By squadron On May 5th, 2011

After launching a stellar range of motocross bikes, some of the primary Honda motorcycles were subjected to a major overhaul. The long wait is now over with the release of 2011 Honda CRF250R and 2011 Honda CRF450R dirt bikes. Evolving from primary models of motocross bikes, both the 250R and 450R continue to receive positive input from motocross enthusiasts and bike owners alike.

Honda CRF450R comes with a four-valve Unicam motor that can deliver low and mid-range power. A 46mm body is also incorporated into its improved engine tuning in order to enhance its throttle response. Along with unique suspension settings, this dirt bike also got revisions on its linkage. With lighter cartridge cylinders inside its fork in addition to updated valves, Honda believes that these changes have resulted in better rear-wheel traction and added luxury to their traditional Honda motorcycles. Dealerships are anticipated to offer the new and improved CRF450 by October 2011.

Honda also re-invented the 2011 CRF250R motorcycle in a unique way. With its new fuel-injected engine, it is expected to deliver superior performance and exceptional throttle response. Although its specifications are not yet available, the 250R seems to hold plenty of similarities with the big bike. Its improved midrange and low power, new suspension valves, and larger Honda Progressive Steering Damper (HPSD) piston make it appear like a sound investment. Both 250R and 450R also operate on a 94-decibel limit through their improved exhaust mufflers.

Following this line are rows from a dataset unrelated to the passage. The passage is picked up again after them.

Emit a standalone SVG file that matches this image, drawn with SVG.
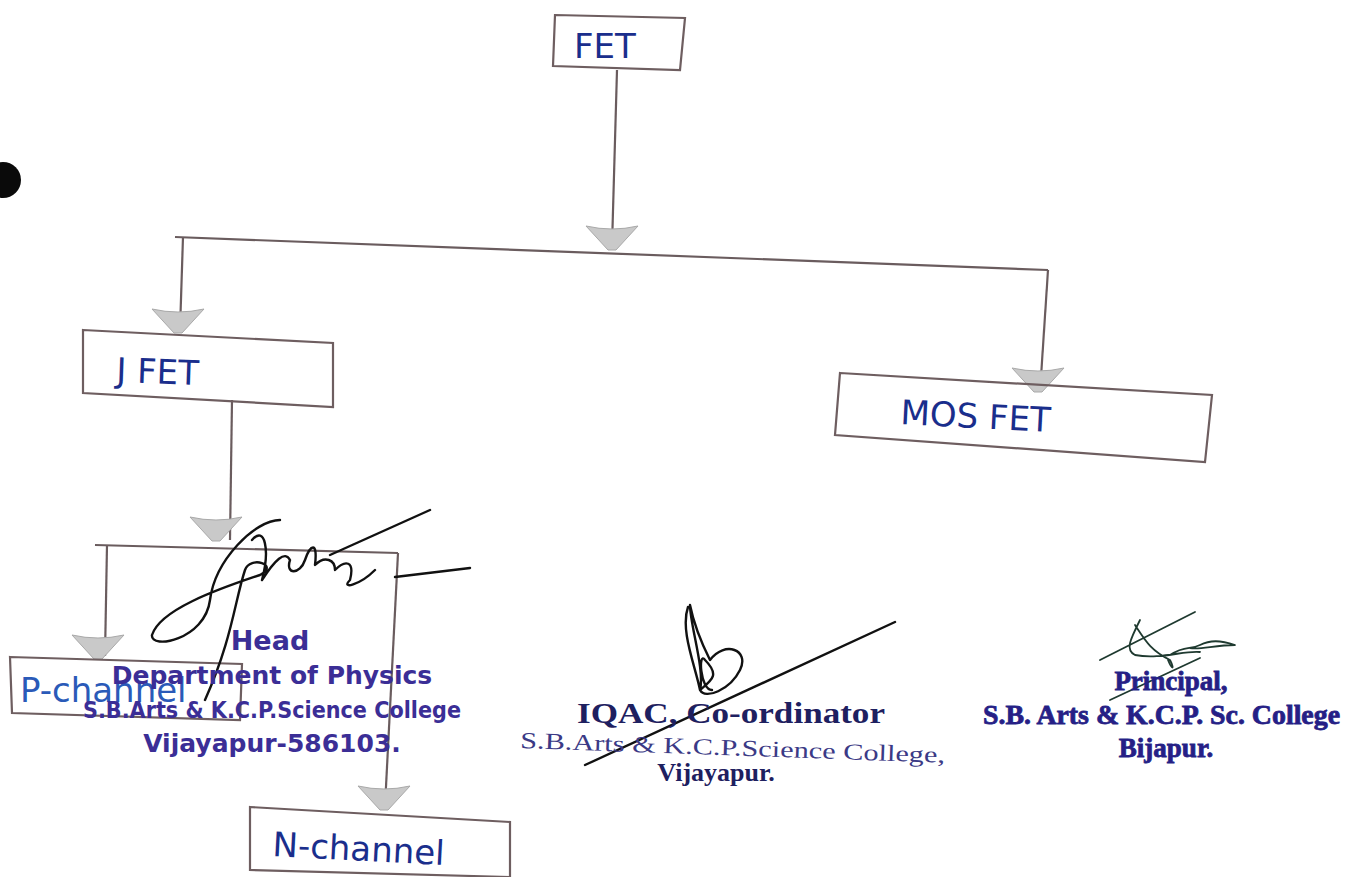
<svg xmlns="http://www.w3.org/2000/svg" width="1353" height="877" viewBox="0 0 1353 877">
<defs>
<style>
.box{fill:none;stroke:#6e5e60;stroke-width:2.2}
.ln{fill:none;stroke:#6a5c5e;stroke-width:2.2}
.hw{font-family:"DejaVu Sans",sans-serif;fill:#1a2e8c;font-size:34px}
.head{font-family:"DejaVu Sans",sans-serif;fill:#3b2e96;font-weight:bold}
.iq{font-family:"Liberation Serif",serif;fill:#1e2060;font-weight:bold}
.pr{font-family:"Liberation Serif",serif;fill:#261f86;font-weight:bold;stroke:#261f86;stroke-width:0.8}
.sig{fill:none;stroke:#111;stroke-width:2.4;stroke-linecap:round;stroke-linejoin:round}
</style>
<path id="arr" d="M-26,-22 Q0,-16 26,-22 L4,2 L-4,2 Z" fill="#c9c9c9" stroke="#a9a9a9" stroke-width="1"/>
</defs>
<rect width="1353" height="877" fill="#ffffff"/>
<circle cx="3" cy="180" r="18" fill="#0a0a0a"/>

<g id="connectors">
<path class="ln" d="M617,70 L612,246"/>
<use href="#arr" x="612" y="248"/>
<path class="ln" d="M175,237 L1048,270"/>
<path class="ln" d="M183,237 L180,330"/>
<use href="#arr" x="178" y="331"/>
<path class="ln" d="M1048,270 L1040,392"/>
<use href="#arr" x="1038" y="390"/>
<path class="ln" d="M232,400 L230,540"/>
<use href="#arr" x="216" y="539"/>
<path class="ln" d="M95,545 L398,553"/>
<path class="ln" d="M107,545 L105,656"/>
<use href="#arr" x="98" y="657"/>
<path class="ln" d="M398,553 L385,806"/>
<use href="#arr" x="384" y="808"/>
</g>

<g id="fet">
<polygon class="box" points="555,15 685,18 680,70 553,66"/>
<text class="hw" x="574" y="58" font-size="31">FET</text>
</g>
<g id="jfet">
<polygon class="box" points="83,330 333,343 333,407 83,393"/>
<text class="hw" x="116" y="382" transform="rotate(2 116 382)">J FET</text>
</g>
<g id="mosfet">
<polygon class="box" points="840,373 1212,395 1205,462 835,435"/>
<text class="hw" x="900" y="424" transform="rotate(3 900 424)">MOS FET</text>
</g>
<g id="pchannel">
<polygon class="box" points="10,657 242,664 240,720 12,713"/>
<text class="hw" x="20" y="702" style="fill:#2a5ab8" font-size="31">P-channel</text>
</g>
<g id="nchannel">
<polygon class="box" points="250,807 510,822 510,877 250,870"/>
<text class="hw" x="272" y="856" transform="rotate(3 272 856)" font-size="31">N-channel</text>
</g>

<g id="stamp-head">
<path class="sig" d="M330,555 L430,510 M395,577 L470,568 M280,520 C255,520 215,560 210,600 C205,640 150,650 152,635 C160,610 215,590 260,575 C280,565 250,555 245,570 C235,600 232,640 205,700 M252,540 C265,525 270,550 262,580 C275,560 285,550 290,560 C285,575 300,575 305,560 C310,545 318,540 315,565 C325,555 335,560 335,570 C345,560 355,560 350,580 C340,590 360,585 375,570"/>
<text class="head" x="270" y="650" font-size="27" text-anchor="middle">Head</text>
<text class="head" x="272" y="684" font-size="25" text-anchor="middle" style="font-weight:600">Department of Physics</text>
<text class="head" x="272" y="718" font-size="23" text-anchor="middle" textLength="378" lengthAdjust="spacingAndGlyphs">S.B.Arts &amp; K.C.P.Science College</text>
<text class="head" x="272" y="752" font-size="25" text-anchor="middle">Vijayapur-586103.</text>
</g>

<g id="stamp-iqac">
<path class="sig" d="M895,622 L585,765 M688,607 C680,630 695,665 700,690 C705,670 690,625 690,605 C695,630 705,650 710,660 C725,640 750,650 740,670 C730,690 705,700 700,690 C712,680 720,675 705,660 C698,650 700,690 712,690"/>
<text class="iq" x="577" y="723" font-size="30" textLength="308" lengthAdjust="spacingAndGlyphs">IQAC, Co-ordinator</text>
<text class="iq" x="520" y="748" font-size="23" style="font-weight:normal;fill:#3b3a86" textLength="425" lengthAdjust="spacingAndGlyphs" transform="rotate(2 520 748)">S.B.Arts &amp; K.C.P.Science College,</text>
<text class="iq" x="716" y="781" font-size="26" text-anchor="middle">Vijayapur.</text>
</g>

<g id="stamp-principal">
<path class="sig" style="stroke:#1f3a30;stroke-width:1.8" d="M1100,660 L1195,612 M1110,700 L1200,658 M1140,620 C1130,640 1125,650 1135,655 C1160,660 1185,650 1200,652 M1135,625 C1145,640 1150,650 1170,660 C1175,670 1172,670 1168,660 M1170,655 C1185,645 1190,650 1200,645 C1210,640 1220,640 1235,645 C1215,645 1200,650 1190,648"/>
<text class="pr" x="1171" y="690" font-size="27" text-anchor="middle">Principal,</text>
<text class="pr" x="983" y="724" font-size="27" textLength="357" lengthAdjust="spacingAndGlyphs">S.B. Arts &amp; K.C.P. Sc. College</text>
<text class="pr" x="1166" y="757" font-size="27" text-anchor="middle">Bijapur.</text>
</g>
</svg>
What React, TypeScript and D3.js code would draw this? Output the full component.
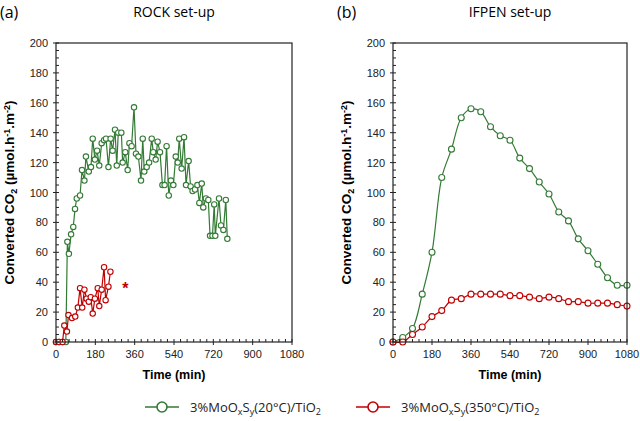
import * as d3 from "d3"

// ROCK set-up (a)
const rockGreenTime = [0, 14, 30, 45, 52, 59, 69, 79, 87, 95, 110, 119, 130, 137, 150, 160, 168, 178, 188, 198, 209, 220, 229, 240, 250, 259, 270, 278, 285, 299, 305, 317, 328, 336, 346, 357, 366, 377, 389, 397, 404, 415, 426, 438, 445, 456, 465, 476, 487, 497, 506, 516, 526, 537, 548, 557, 564, 575, 586, 595, 607, 616, 625, 636, 647, 656, 667, 674, 686, 697, 705, 716, 724, 729, 746, 755, 766, 777, 784]
const rockGreenValue = [0, 0, 0, 0, 67, 59, 72, 77, 89, 96, 98, 115, 108, 124, 114, 117, 136, 122, 128, 118, 133, 135, 136, 117, 136, 128, 142, 118, 140, 140, 120, 127, 115, 133, 131, 157, 126, 124, 108, 136, 114, 117, 120, 136, 127, 122, 134, 127, 105, 105, 131, 98, 108, 105, 124, 120, 136, 116, 137, 105, 121, 104, 101, 102, 105, 93, 106, 90, 96, 95, 71, 71, 92, 71, 96, 78, 75, 95, 69]
const rockRedTime = [0, 14, 30, 38, 50, 57, 73, 88, 100, 110, 120, 130, 140, 150, 159, 168, 178, 191, 198, 209, 220, 227, 240, 249]
const rockRedValue = [0, 0, 0, 11, 7, 18, 16, 17, 23, 36, 23, 35, 29, 27, 30, 19, 29, 36, 24, 35, 50, 28, 37, 47]
const rockStar = { t: 317, v: 37 }

// IFPEN set-up (b)
const ifpenTime = [0, 45, 90, 135, 180, 225, 270, 315, 360, 405, 450, 495, 540, 585, 630, 675, 720, 765, 810, 855, 900, 945, 990, 1035, 1080]
const ifpenGreen = [0, 3, 9, 32, 60, 110, 129, 150, 156, 154, 144, 138, 135, 123, 116, 107, 99, 87, 81, 69, 61, 52, 43, 38, 38]
const ifpenRed = [0, 0, 5, 10, 17, 21, 28, 29, 32, 32, 32, 32, 31, 31, 30, 29, 30, 29, 27, 27, 26, 26, 26, 25, 24]

const xTicks = [0, 180, 360, 540, 720, 900, 1080]
const yTicks = [0, 20, 40, 60, 80, 100, 120, 140, 160, 180, 200]

const GREEN = "#337a35"
const RED = "#c00000"
const TICK_FONT = "'Liberation Sans', Arial, sans-serif"
const TITLE_FONT = "'Open Sans', 'Noto Sans', sans-serif"

type Series = { t: number[]; v: number[]; color: string }

function Panel({ x0, x1, tag, title, series, star, smooth }: { x0: number; x1: number; tag: string; title: string; series: Series[]; star?: { t: number; v: number }; smooth?: boolean }) {
  const y0 = 43
  const y1 = 342
  const x = d3.scaleLinear().domain([0, 1080]).range([x0, x1])
  const y = d3.scaleLinear().domain([0, 200]).range([y1, y0])
  const line = d3.line<[number, number]>().x(d => x(d[0])).y(d => y(d[1]))
  if (smooth) line.curve(d3.curveCatmullRom.alpha(0.5))
  const minorX = d3.range(0, 1081, 30).filter(t => t % 180 !== 0)
  const minorY = d3.range(0, 201, 5).filter(v => v % 20 !== 0)

  return (
    <g>
      <text x={x0 - 56} y={18} fontFamily={TITLE_FONT} fontSize={16}>{tag}</text>
      <text x={(x0 + x1) / 2} y={17} textAnchor="middle" fontFamily={TITLE_FONT} fontSize={14}>{title}</text>

      {series.map((s, i) => {
        const pts = s.t.map((t, j) => [t, s.v[j]] as [number, number])
        return (
          <g key={i}>
            <path d={line(pts) ?? ""} fill="none" stroke={s.color} strokeWidth={1.2} />
            {pts.map((p, j) => (
              <circle key={j} cx={x(p[0])} cy={y(p[1])} r={smooth ? 3 : 2.7} fill="white" stroke={s.color} strokeWidth={1.1} />
            ))}
          </g>
        )
      })}
      {star && (
        <text x={x(star.t)} y={y(star.v) + 7} textAnchor="middle" fill={RED} fontFamily={TICK_FONT} fontWeight="bold" fontSize={16}>*</text>
      )}

      <rect x={x0} y={y0} width={x1 - x0} height={y1 - y0} fill="none" stroke="#222" strokeWidth={1.2} />

      {xTicks.map(t => (
        <g key={t}>
          <line x1={x(t)} x2={x(t)} y1={y1 - 3} y2={y1 + 3} stroke="#222" />
          <text x={x(t)} y={358} textAnchor="middle" fontFamily={TICK_FONT} fontSize={11} fill="#222">{t}</text>
        </g>
      ))}
      {minorX.map(t => (
        <line key={t} x1={x(t)} x2={x(t)} y1={y1} y2={y1 - 3} stroke="#222" />
      ))}
      {yTicks.map(v => (
        <g key={v}>
          <line x1={x0 - 3} x2={x0 + 3} y1={y(v)} y2={y(v)} stroke="#222" />
          <text x={x0 - 8} y={y(v) + 4} textAnchor="end" fontFamily={TICK_FONT} fontSize={11} fill="#222">{v}</text>
        </g>
      ))}
      {minorY.map(v => (
        <line key={v} x1={x0} x2={x0 + 3} y1={y(v)} y2={y(v)} stroke="#222" />
      ))}

      <text x={(x0 + x1) / 2} y={379} textAnchor="middle" fontFamily={TICK_FONT} fontWeight="bold" fontSize={12.5}>Time (min)</text>
      <text transform={`translate(${x0 - 42},${(y0 + y1) / 2}) rotate(-90)`} textAnchor="middle" fontFamily={TICK_FONT} fontWeight="bold" fontSize={13.5}>
        Converted CO<tspan fontSize={9} dy={3}>2</tspan><tspan dy={-3}> (µmol.h</tspan><tspan fontSize={9} dy={-4}>-1</tspan><tspan dy={4}>.m</tspan><tspan fontSize={9} dy={-4}>-2</tspan><tspan dy={4}>)</tspan>
      </text>
    </g>
  )
}

function LegendItem({ cx, color, label, temp }: { cx: number; color: string; label: string; temp: string }) {
  const yy = 407
  return (
    <g>
      <line x1={cx - 17} x2={cx + 17} y1={yy} y2={yy} stroke={color} strokeWidth={1.6} />
      <circle cx={cx} cy={yy} r={5} fill="white" stroke={color} strokeWidth={1.6} />
      <text x={cx + 28} y={yy + 5} fontFamily={TITLE_FONT} fontSize={13} fill="#222">
        {label}MoO<tspan fontSize={9} dy={3}>x</tspan><tspan dy={-3}>S</tspan><tspan fontSize={9} dy={3}>y</tspan><tspan dy={-3}>({temp})/TiO</tspan><tspan fontSize={9} dy={3}>2</tspan>
      </text>
    </g>
  )
}

export default function App() {
  return (
    <svg width={640} height={421} style={{ position: "absolute", left: 0, top: 0, background: "white" }}>
      <Panel x0={56} x1={292} tag="(a)" title="ROCK set-up"
        series={[{ t: rockGreenTime, v: rockGreenValue, color: GREEN }, { t: rockRedTime, v: rockRedValue, color: RED }]}
        star={rockStar} />
      <Panel x0={393} x1={627} tag="(b)" title="IFPEN set-up" smooth
        series={[{ t: ifpenTime, v: ifpenGreen, color: GREEN }, { t: ifpenTime, v: ifpenRed, color: RED }]} />
      <LegendItem cx={162} color={GREEN} label="3%" temp="20°C" />
      <LegendItem cx={373} color={RED} label="3%" temp="350°C" />
    </svg>
  )
}
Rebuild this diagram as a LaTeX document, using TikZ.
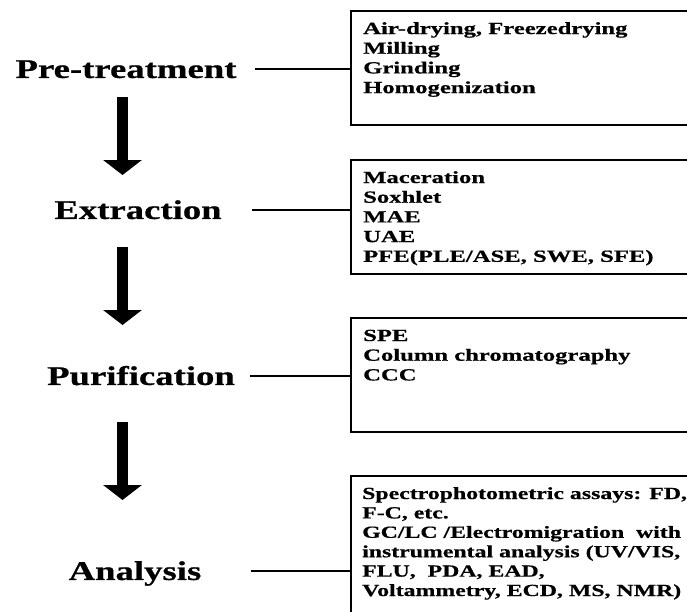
\documentclass[tikz,border=0pt]{standalone}
\usepackage{fontspec}
\setmainfont{Liberation Serif}
\newfontfamily\widebold[FakeStretch=1.45,FakeBold=0.6]{Liberation Serif Bold}
\newfontfamily\labelbold[FakeStretch=1.36,FakeBold=0.6]{Liberation Serif Bold}
\newfontfamily\narrowbold[FakeStretch=1.40,FakeBold=0.6]{Liberation Serif Bold}
\usetikzlibrary{arrows.meta}
\begin{document}
\begin{tikzpicture}[x=1pt,y=-1pt,
  lbl/.style={font=\labelbold\fontsize{27}{31}\selectfont, inner sep=0pt, text height=17.9pt, text depth=0pt, anchor=center},
  itemtxt/.style={font=\widebold\fontsize{17}{19.7}\selectfont, inner sep=0pt, anchor=base west},
  itemtxtn/.style={itemtxt, font=\narrowbold\fontsize{17}{19.4}\selectfont},
  panel/.style={draw, line width=2.4pt, anchor=north west, minimum width=400pt, inner sep=0pt},
  link/.style={line width=2pt},
  flow/.style={line width=11pt, -{Triangle[width=38pt,length=15pt]}}]
\useasboundingbox (0,0) rectangle (687,611);
\fill[white] (0,0) rectangle (687,611);
\clip (0,0) rectangle (687,611);

% panels
\node[panel, minimum height=114pt] (b1) at (350,10) {};
\node[panel, minimum height=114pt] (b2) at (350,159) {};
\node[panel, minimum height=114pt] (b3) at (350,317) {};
\node[panel, minimum height=200pt] (b4) at (350,475) {};

% panel texts
\node[itemtxt] (t1) at (363,34) {\begin{tabular}[t]{@{}l@{}}Air-drying, Freezedrying\\Milling\\Grinding\\Homogenization\end{tabular}};
\node[itemtxt] (t2) at (363,183) {\begin{tabular}[t]{@{}l@{}}Maceration\\Soxhlet\\MAE\\UAE\\PFE(PLE/ASE, SWE, SFE)\end{tabular}};
\node[itemtxt] (t3) at (363,341) {\begin{tabular}[t]{@{}l@{}}SPE\\Column chromatography\\CCC\end{tabular}};
\node[itemtxtn] (t4) at (362,499) {\begin{tabular}[t]{@{}l@{}}Spectrophotometric assays: FD,\\F-C, etc.\\GC/LC /Electromigration\ \ with\\instrumental analysis (UV/VIS,\\FLU,\ \ PDA, EAD,\\Voltammetry, ECD, MS, NMR)\end{tabular}};

% stage labels
\node[lbl] (p1) at (126,69) {Pre-treatment};
\node[lbl] (p2) at (138,210) {Extraction};
\node[lbl] (p3) at (141,376) {Purification};
\node[lbl] (p4) at (135,571) {Analysis};

% connectors
\draw[link] ([xshift=18pt]p1.east) -- (p1.east -| b1.west);
\draw[link] ([xshift=30pt]p2.east) -- (p2.east -| b2.west);
\draw[link] ([xshift=15pt]p3.east) -- (p3.east -| b3.west);
\draw[link] ([xshift=49pt]p4.east) -- (p4.east -| b4.west);

% flow arrows
\coordinate (a1s) at (122.5,97);  \coordinate (a1e) at (122.5,175);
\coordinate (a2s) at (122.5,247); \coordinate (a2e) at (122.5,325);
\coordinate (a3s) at (122.5,422); \coordinate (a3e) at (122.5,500);
\draw[flow] (a1s) -- (a1e);
\draw[flow] (a2s) -- (a2e);
\draw[flow] (a3s) -- (a3e);
\end{tikzpicture}
\end{document}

CRF50F and CRF70F, two of Hondas smallest dirt bikes, also received a major makeover. Honda revised their image with bolder designs and changed the colour of their upper fork tubes to create a new look and feel to their small yet powerful motocross bikes. CRF230F, CRF80F, and CRF100F are still available in dealerships but bike riders can still wait for the launching of new and improved Honda motorcycles by October.